Requirements => Can you set down, exactly as they appear below, the lines from the opening of the material through the one bearing "XAxis, YAxis, ReferenceLine", minus the pictures?
--- Begin Source material ---
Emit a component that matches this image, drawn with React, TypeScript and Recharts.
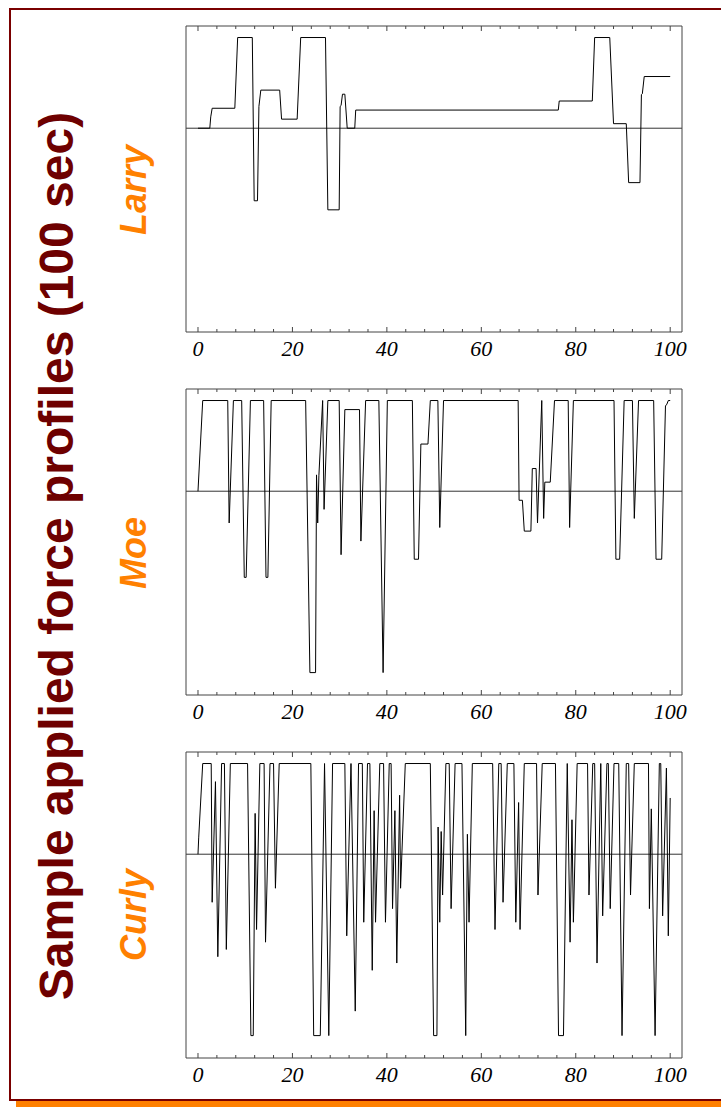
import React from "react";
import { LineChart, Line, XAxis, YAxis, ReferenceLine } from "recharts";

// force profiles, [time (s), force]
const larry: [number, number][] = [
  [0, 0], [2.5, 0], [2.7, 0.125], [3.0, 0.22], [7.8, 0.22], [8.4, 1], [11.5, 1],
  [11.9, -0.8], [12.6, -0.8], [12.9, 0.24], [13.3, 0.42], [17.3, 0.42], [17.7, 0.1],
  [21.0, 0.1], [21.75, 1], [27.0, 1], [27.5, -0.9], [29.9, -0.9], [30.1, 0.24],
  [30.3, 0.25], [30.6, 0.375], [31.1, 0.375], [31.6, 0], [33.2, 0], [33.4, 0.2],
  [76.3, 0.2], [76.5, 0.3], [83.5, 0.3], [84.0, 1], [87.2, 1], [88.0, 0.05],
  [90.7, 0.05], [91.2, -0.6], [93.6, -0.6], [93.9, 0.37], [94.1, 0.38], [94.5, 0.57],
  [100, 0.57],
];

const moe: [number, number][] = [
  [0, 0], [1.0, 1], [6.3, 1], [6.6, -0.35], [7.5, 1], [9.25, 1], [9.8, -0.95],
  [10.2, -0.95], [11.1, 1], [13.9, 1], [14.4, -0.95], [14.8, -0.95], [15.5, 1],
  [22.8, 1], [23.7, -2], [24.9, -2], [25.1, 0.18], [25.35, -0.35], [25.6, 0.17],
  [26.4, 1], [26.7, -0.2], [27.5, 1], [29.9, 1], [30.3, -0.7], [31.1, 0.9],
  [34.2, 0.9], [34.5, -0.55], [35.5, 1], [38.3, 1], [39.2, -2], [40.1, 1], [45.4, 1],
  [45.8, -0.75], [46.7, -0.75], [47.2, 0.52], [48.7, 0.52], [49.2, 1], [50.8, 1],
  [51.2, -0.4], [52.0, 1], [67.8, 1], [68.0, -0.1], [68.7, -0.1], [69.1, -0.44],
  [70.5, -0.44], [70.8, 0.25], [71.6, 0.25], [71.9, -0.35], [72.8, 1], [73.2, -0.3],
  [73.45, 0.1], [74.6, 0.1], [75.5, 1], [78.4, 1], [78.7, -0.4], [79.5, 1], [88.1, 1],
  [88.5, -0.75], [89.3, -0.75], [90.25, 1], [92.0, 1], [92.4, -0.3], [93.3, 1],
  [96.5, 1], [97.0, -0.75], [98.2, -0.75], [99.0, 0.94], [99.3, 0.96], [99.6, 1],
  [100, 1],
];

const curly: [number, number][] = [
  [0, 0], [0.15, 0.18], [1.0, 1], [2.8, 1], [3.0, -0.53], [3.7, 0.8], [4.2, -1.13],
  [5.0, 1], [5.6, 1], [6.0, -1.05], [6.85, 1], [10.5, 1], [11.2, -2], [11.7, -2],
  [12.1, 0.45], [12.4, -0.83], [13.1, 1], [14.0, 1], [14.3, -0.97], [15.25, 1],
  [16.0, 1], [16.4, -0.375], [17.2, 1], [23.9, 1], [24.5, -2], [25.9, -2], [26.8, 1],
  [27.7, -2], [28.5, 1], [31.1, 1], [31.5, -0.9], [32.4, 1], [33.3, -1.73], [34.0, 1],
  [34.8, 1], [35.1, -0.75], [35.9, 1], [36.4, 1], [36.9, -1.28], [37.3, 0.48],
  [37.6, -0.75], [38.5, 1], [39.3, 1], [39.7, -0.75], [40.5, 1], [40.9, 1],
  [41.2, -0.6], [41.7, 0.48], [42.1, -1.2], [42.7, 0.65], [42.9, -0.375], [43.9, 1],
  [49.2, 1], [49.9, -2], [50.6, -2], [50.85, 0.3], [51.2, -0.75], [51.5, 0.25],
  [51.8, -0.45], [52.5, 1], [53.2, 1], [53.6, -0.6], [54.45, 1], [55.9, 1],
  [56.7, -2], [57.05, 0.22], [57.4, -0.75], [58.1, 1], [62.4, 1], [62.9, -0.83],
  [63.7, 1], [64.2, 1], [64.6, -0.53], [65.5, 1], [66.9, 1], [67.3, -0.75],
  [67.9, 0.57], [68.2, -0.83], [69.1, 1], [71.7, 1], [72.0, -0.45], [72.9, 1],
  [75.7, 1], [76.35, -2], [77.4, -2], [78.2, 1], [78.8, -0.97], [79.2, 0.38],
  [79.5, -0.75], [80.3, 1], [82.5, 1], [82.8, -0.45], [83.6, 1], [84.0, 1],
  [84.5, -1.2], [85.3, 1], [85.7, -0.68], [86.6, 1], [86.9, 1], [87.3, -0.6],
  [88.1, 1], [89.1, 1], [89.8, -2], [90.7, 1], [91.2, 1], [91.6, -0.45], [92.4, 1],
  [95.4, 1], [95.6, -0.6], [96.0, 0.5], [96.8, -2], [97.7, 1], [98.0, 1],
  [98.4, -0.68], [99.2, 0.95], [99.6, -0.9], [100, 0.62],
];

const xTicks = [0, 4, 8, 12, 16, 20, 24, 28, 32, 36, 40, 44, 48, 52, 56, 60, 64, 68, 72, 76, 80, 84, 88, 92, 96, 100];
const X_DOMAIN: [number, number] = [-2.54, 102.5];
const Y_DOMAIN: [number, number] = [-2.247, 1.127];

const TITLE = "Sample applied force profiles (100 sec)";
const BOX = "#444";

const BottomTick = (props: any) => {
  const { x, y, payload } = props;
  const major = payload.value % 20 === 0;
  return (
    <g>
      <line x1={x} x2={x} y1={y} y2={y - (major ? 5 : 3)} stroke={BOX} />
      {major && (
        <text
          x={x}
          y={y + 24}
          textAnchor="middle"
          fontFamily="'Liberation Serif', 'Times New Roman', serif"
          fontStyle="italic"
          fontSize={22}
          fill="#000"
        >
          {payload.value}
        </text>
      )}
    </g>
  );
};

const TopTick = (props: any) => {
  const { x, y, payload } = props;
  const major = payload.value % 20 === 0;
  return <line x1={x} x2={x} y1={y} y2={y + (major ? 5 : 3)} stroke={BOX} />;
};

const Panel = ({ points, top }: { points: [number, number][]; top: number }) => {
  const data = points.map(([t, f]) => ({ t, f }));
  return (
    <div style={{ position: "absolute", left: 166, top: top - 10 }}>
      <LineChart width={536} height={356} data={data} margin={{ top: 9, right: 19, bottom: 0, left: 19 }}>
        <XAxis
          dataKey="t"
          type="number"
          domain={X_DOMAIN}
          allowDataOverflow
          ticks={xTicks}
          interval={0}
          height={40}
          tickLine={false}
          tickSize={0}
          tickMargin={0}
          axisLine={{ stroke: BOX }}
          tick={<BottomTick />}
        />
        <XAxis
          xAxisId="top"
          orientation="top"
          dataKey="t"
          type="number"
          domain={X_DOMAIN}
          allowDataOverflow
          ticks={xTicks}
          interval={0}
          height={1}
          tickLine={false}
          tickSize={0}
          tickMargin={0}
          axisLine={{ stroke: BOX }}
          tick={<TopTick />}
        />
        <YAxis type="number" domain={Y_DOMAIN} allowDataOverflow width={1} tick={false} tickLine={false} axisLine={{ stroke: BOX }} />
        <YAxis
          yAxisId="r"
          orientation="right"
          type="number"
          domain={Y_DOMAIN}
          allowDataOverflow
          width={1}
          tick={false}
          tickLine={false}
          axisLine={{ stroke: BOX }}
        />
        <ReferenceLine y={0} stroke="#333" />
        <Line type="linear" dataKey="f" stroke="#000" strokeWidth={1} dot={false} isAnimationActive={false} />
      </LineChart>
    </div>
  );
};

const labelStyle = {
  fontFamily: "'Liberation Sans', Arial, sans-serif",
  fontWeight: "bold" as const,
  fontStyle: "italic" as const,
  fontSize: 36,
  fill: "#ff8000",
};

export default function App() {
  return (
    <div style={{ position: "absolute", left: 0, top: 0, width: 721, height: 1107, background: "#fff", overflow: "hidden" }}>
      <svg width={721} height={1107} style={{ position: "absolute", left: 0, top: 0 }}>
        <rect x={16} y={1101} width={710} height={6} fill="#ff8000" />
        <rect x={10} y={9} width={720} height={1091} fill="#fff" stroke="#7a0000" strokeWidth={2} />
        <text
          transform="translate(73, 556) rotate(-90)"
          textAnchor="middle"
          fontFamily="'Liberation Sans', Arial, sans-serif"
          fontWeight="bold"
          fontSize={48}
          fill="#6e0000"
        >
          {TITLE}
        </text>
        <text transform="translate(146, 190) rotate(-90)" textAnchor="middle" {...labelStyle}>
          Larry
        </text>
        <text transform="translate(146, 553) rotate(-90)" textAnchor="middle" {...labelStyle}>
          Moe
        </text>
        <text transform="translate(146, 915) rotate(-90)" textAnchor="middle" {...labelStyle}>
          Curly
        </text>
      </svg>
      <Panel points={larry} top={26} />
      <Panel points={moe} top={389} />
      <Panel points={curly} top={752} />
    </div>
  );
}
--- End Source material ---
Response below =>
Emit a component that matches this image, drawn with React, TypeScript and Recharts.
import React from "react";
import { LineChart, Line, XAxis, YAxis, ReferenceLine } from "recharts";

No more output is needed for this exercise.